Beer Prices Might Double Thanks to Climate Change

Drink Features climate change and beer
Beer Prices Might Double Thanks to Climate Change

The price you pay for beer could significantly rise in the future because of climate change. If you weren’t already worried about our climate, now’s the time to sound the alarm.

A new study published in the journal Nature Plants suggests that the price of beer will double, in major part due to the rising cost of barley, one of beer’s main ingredients, NPR reports.

After looking at heat and drought trends over the coming decades, researchers have determined that barley production could be dramatically impacted by the changing climate. If there’s less barley, or that barley is more expensive to grow, then it will be more expensive for breweries to get. The decreases in supply could lead to higher demand and higher prices.

And the U.S. will get things easy with just a double in cost. In Ireland, where beer is consumed heavily, the price could triple, simply because the country will need all of the barley grown in-country in order to make beer there, and will likely need to import barley from elsewhere in order to keep up with the demand.

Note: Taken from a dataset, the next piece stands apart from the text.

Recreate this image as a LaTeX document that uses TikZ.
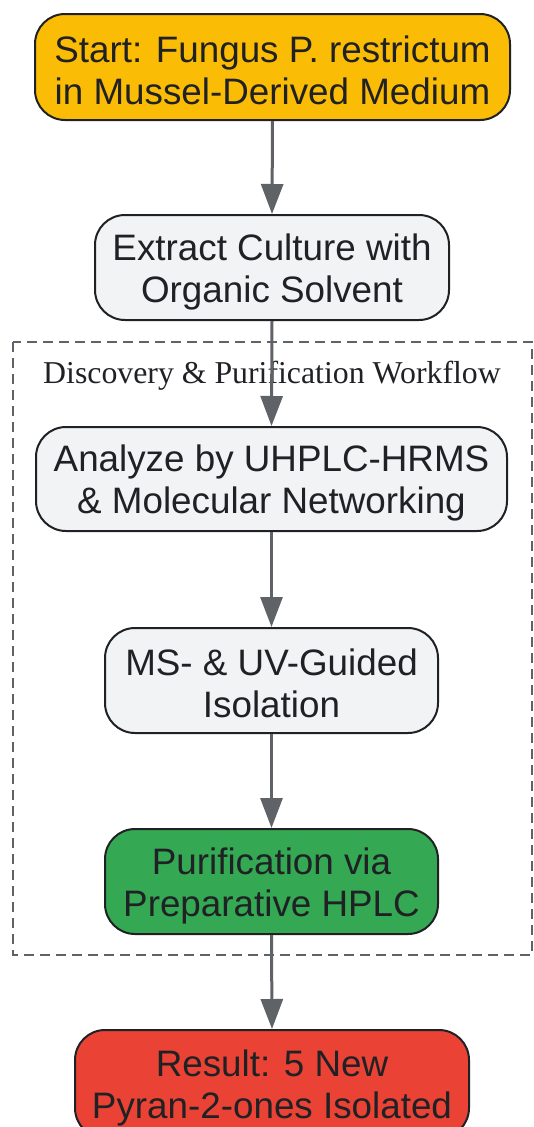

Other countries likely to get hit hard: Canada, Poland, Italy, Belgium, and the U.K.

All that said, the study was meant to more reflect what could happen, not predict what will happen. We could all get things together over the next few decades and stop destroying the environment, which could slow things down. So there’s still hope, and The Brewers Association is counting on that hope.

It responded to the study by calling it “largely an academic exercise and not one that brewers or beer lovers should lose any sleep over.”